Paper Trading Needed a Memory — Hermes on the VPS
Nightly meta-agent for Belfort — trade review, bounded env patches, agent KB updates, and SFT export on the Hostinger VPS.
- trading
- vps
- hermes
- systemd
- homelab
My Belfort trading stack runs on a Hostinger VPS against Alpaca paper. For two months it executed ticks, logged JSONL, and forgot everything by morning. Coaches wrote reports. Nothing fed back into prompts unless I manually edited .env in Cursor at 11 PM. That doesn’t scale — and it’s why paper P&L stalled around −4.8% while the bots looked busy.
This is the sequel to Paper Trading on a VPS: Discipline Over Dopamine — same Hostinger box, same “train local, loop remote” rule, but now the loop remembers.
Yesterday’s push to VPS_Agent adds Hermes — a nightly meta-agent that reviews trades, updates agent knowledge bases, patches bounded config keys, and exports SFT training data.
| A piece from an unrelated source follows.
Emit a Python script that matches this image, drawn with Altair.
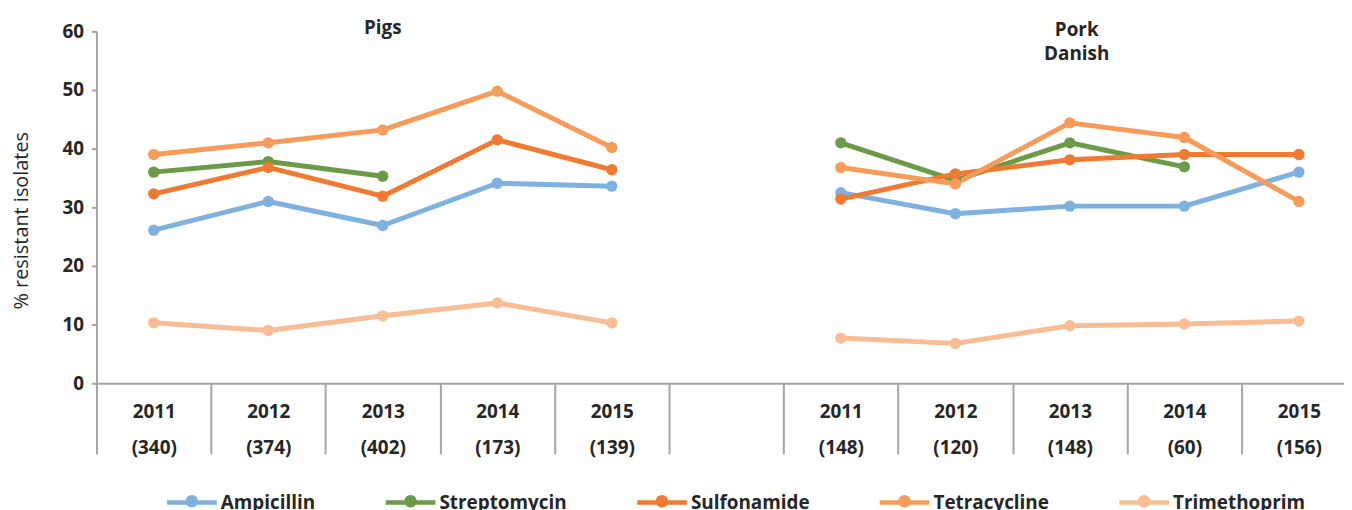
import json
import altair as alt
import pandas as pd

# ---------------- data ----------------
series = ["Ampicillin", "Streptomycin", "Sulfonamide", "Tetracycline", "Trimethoprim"]
colors = ["#7FB1E0", "#6B9B47", "#F07A32", "#F79B5A", "#F9BC93"]
years = ["2011", "2012", "2013", "2014", "2015"]
pigs_n = ["(340)", "(374)", "(402)", "(173)", "(139)"]
pork_n = ["(148)", "(120)", "(148)", "(60)", "(156)"]
groups = ["Pigs", "Pork\nDanish"]

pigs_ampicillin = [26.1, 31.0, 26.9, 34.1, 33.6]
pigs_streptomycin = [36.0, 37.8, 35.3, None, None]
pigs_sulfonamide = [32.3, 36.8, 31.9, 41.5, 36.4]
pigs_tetracycline = [39.0, 41.0, 43.2, 49.8, 40.2]
pigs_trimethoprim = [10.3, 9.0, 11.5, 13.7, 10.3]

pork_ampicillin = [32.5, 28.9, 30.2, 30.2, 36.0]
pork_streptomycin = [41.0, 34.6, 41.0, 36.9, None]
pork_sulfonamide = [31.4, 35.7, 38.1, 39.0, 39.0]
pork_tetracycline = [36.8, 34.0, 44.4, 41.9, 31.0]
pork_trimethoprim = [7.7, 6.8, 9.8, 10.1, 10.6]

# ---------------- build table ----------------
pigs_all = [pigs_ampicillin, pigs_streptomycin, pigs_sulfonamide, pigs_tetracycline, pigs_trimethoprim]
pork_all = [pork_ampicillin, pork_streptomycin, pork_sulfonamide, pork_tetracycline, pork_trimethoprim]

rows = []
for s, pv, kv in zip(series, pigs_all, pork_all):
    for i, v in enumerate(pv):
        if v is not None:
            rows.append({"series": s, "line_series": s, "group": "Pigs", "idx": i, "value": v})
    for i, v in enumerate(kv):
        if v is not None:
            rows.append({"series": s, "line_series": s, "group": "Pork", "idx": i + 6, "value": v})
df = pd.DataFrame(rows)

# category labels along x (index 5 is the empty gap)
cat_labels = [[y, n] for y, n in zip(years, pigs_n)] + [["", ""]] + [[y, n] for y, n in zip(years, pork_n)]
label_expr = json.dumps(cat_labels).replace('"', "'") + "[round(datum.value + 0.5)]"
boundaries = [i - 0.5 for i in range(len(cat_labels))]

ann = pd.DataFrame({
    "text": groups,
    "idx": [2, 8.06],
    "ypix": [-12, -10],
})

# ---------------- layout ----------------
W, H = 1255, 354
x_lo, x_hi = -0.5, 10.394
half_band = W / (x_hi - x_lo) / 2

FONT = "Open Sans"
TXT = "#262626"
GRAY = "#A5A5A5"

x_enc = alt.X(
    "idx:Q",
    scale=alt.Scale(domain=[x_lo, x_hi], nice=False, zero=False),
    axis=alt.Axis(
        values=boundaries, title=None, grid=False,
        tickSize=71, tickWidth=2, tickColor=GRAY,
        domainColor=GRAY, domainWidth=2,
        labelExpr=label_expr, labelOffset=half_band, labelPadding=-52,
        labelBaseline="top", labelAlign="center", labelLineHeight=37,
        labelFont=FONT, labelFontSize=19, labelFontWeight="bold", labelColor=TXT,
        labelOverlap=False, labelFlush=False, labelBound=False,
    ),
)
y_enc = alt.Y(
    "value:Q",
    scale=alt.Scale(domain=[0, 60], nice=False),
    axis=alt.Axis(
        values=[0, 10, 20, 30, 40, 50, 60], grid=False,
        tickSize=5, tickWidth=2, tickColor=GRAY,
        domainColor=GRAY, domainWidth=2,
        labelFont=FONT, labelFontSize=19, labelFontWeight="bold", labelColor=TXT, labelPadding=8,
        title="% resistant isolates", titleFont=FONT, titleFontSize=20, titleFontWeight="normal",
        titleColor=TXT, titleX=-75, titleY=190, titleAngle=-90, titleBaseline="middle", titleAlign="center",
    ),
)

color_scale = alt.Scale(domain=series, range=colors)

# legend glyph: a short line with a dot, both wound clockwise so the fill is solid
legend_symbol = ("M-1,-0.09H1V0.09H-1Z "
                 "M-0.25,-0.05A0.25,0.25,0,1,1,0.25,-0.05A0.25,0.25,0,1,1,-0.25,-0.05Z")

base = alt.Chart(df)

lines = base.mark_line(strokeWidth=5, strokeJoin="round", strokeCap="round").encode(
    x=x_enc, y=y_enc,
    stroke=alt.Stroke("line_series:N", scale=color_scale, legend=None),
    detail="group:N",
)

points = base.mark_point(filled=True, size=130, opacity=1, shape="circle").encode(
    x=x_enc, y=y_enc,
    color=alt.Color(
        "series:N", scale=color_scale,
        legend=alt.Legend(
            title=None, orient="none", legendX=71, legendY=449, direction="horizontal",
            symbolType=legend_symbol, symbolSize=2500, symbolStrokeWidth=0, symbolOpacity=1,
            labelFont=FONT, labelFontSize=19, labelFontWeight="bold", labelColor=TXT,
            labelOffset=4, columnPadding=70, labelLimit=0,
        ),
    ),
)

titles = alt.Chart(ann).mark_text(
    font=FONT, fontSize=19, fontWeight="bold", color=TXT, baseline="top", align="center",
    lineBreak="\n", lineHeight=24,
).encode(
    x=alt.X("idx:Q", scale=alt.Scale(domain=[x_lo, x_hi], nice=False, zero=False)),
    y=alt.value(0),
    yOffset=alt.YOffset("ypix:Q", scale=None),
    text="text:N",
)

chart = alt.layer(lines, points, titles).resolve_scale(stroke="independent").properties(
    width=W, height=H,
    autosize=alt.AutoSizeParams(type="none"),
    padding={"left": 89, "top": 22, "right": 0, "bottom": 126},
).configure_view(stroke=None)

chart.save("out.html", embed_options={"renderer": "svg", "actions": False})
AI-assisted architecture, human-verified guardrails.
Three phases in one repo pull
Phase 1 (May–Jun): Equity dual-policy — PPO + LLM ensemble on SPY, QQQ, TSLA, NVDA, AAPL, MSFT, AMD. Peak paper equity hit +$5,955 (+6%) on May 29. Then TSLA concentration, ENSEMBLE_MODE=agree blocking 65% of ticks, and OpenRouter 429s crashed entire decision loops.
Phase 2 (Jun 11+): Pivot to SPY/QQQ options only via bot_options.py. LLM picks direction, structure (calls, puts, debit spreads), expiration (0DTE to weekly). Code enforces hard stops (−20% on premium), position caps (10% per trade, 30% deployed), and 15-second decision latency budgets. PPO is off for this phase — the LLM is the reasoning layer, not a gate.
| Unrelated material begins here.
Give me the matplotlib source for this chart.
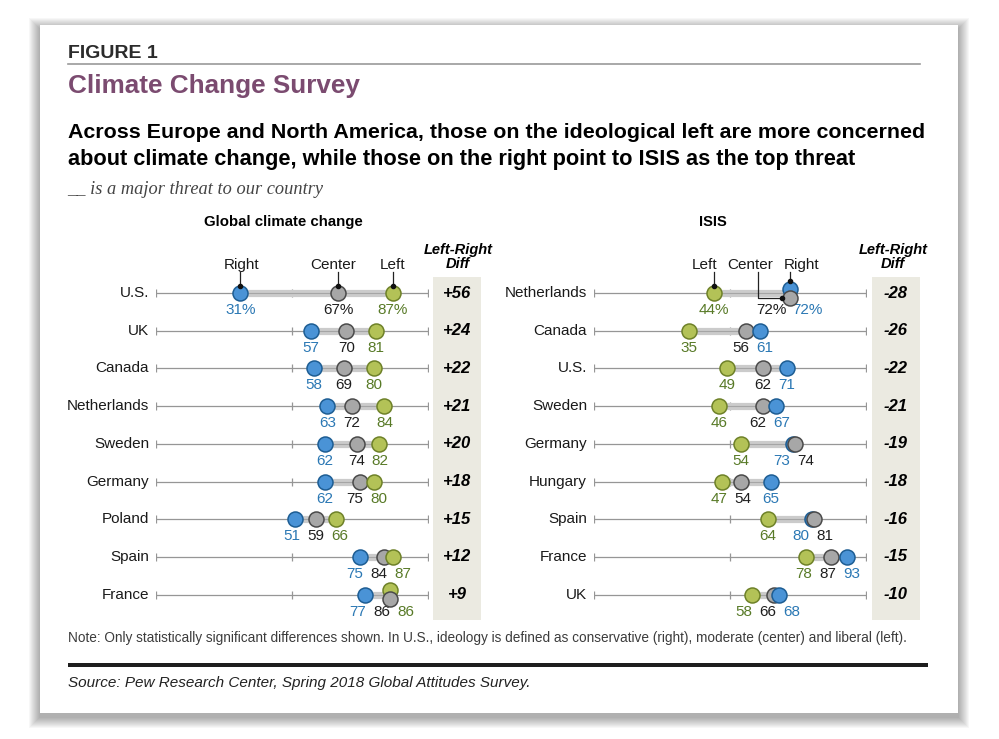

Phase 3 (Jun 24): Hermes closes the learning loop.
What Hermes actually does
Hermes (scripts/hermes.py) runs on a systemd timer — belfort-coach.timer at ~22:15 UTC weekdays. It uses DeepSeek locally (HERMES_LLM_BACKEND=deepseek_local) and operates in three tiers:
| Tier | Capability | Auto? |
|---|---|---|
| 1 | Trade review, counterfactual stats, lessons → agent KB | Yes |
| 2 | Bounded .env patches + backup + rollback | Yes (HERMES_AUTO_APPLY=true) |
| 3 | Strategy rethink, training_focus, SFT JSONL export | Yes (HERMES_TRAIN_EXPORT=true) |
First VPS run on Jun 24: momentum filter had skipped 9 ticks on NVDA, AMD, TSLA, IWM. Red day at −2.64% — Hermes blocked loosening and tightened OPTIONS_MOMENTUM_M5_PCT (0.3→0.35) and BURRY_MIN_BEAR_SCORE (3→4). Exported 11 options + 2 burry examples to logs/hermes/training/ for weekend SFT on the MSI.
We also added belfort-hermes-hourly.timer — intraday KB updates during RTH without touching env or SFT. Nightly Hermes still owns the full strategy pass.
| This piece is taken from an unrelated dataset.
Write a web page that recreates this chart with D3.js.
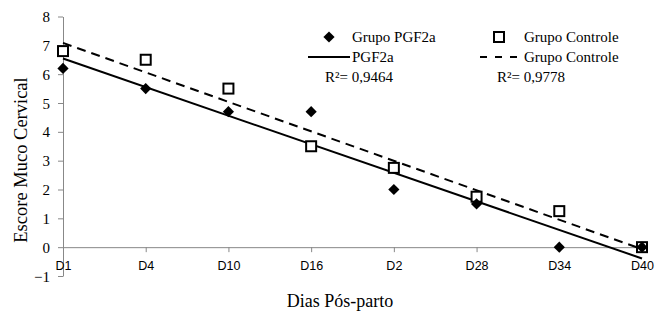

Bullpen agents and MSI training
The pull wasn’t just Hermes. New agents joined the bullpen:
bot_options.py— SPY/QQQ options with Alpaca chain integrationbot_bear.py(Burry) — bearish pattern scoring with its own KB- Agent KB system —
agent_kb.py, per-agent JSON (options_kb.json,belfort_kb.json, etc.), human-readable mirrors in.agents/KB/ - MSI overnight pipeline —
overnight-train.ps1,sync-datalake-from-nobara.ps1,docs/MSI_TRAINING_ARCHITECTURE.mdfor training on the swarm worker while the VPS trades
Pull lessons to your PC with pull-agent-kb.ps1. Push back after MSI fine-tune with push-agent-kb.ps1. Rollback bad env patches: scripts/hermes_rollback.py --list.
Pairs with dual-GPU Ollama on Nobara for local fine-tune — VPS trades, MSI learns, hub orchestrates.
What I’d do differently
I should have built Hermes before Phase 2. We pivoted to options with fresh guardrails but no memory — the same mistake as Phase 1. Letting an LLM auto-apply env patches scared me until we added allowlists, max 3 patches per run, red-day blocks on loosening, and deterministic rollback. That constraint design took longer than the DeepSeek integration.
Next step: weekend SFT on exported Hermes JSONL, deploy weights to Ollama on the MSI, and watch whether Burry’s tightened bear score actually reduces junk entries. Paper trading is discipline over dopamine — Hermes is how the stack remembers that lesson without me re-reading logs at midnight.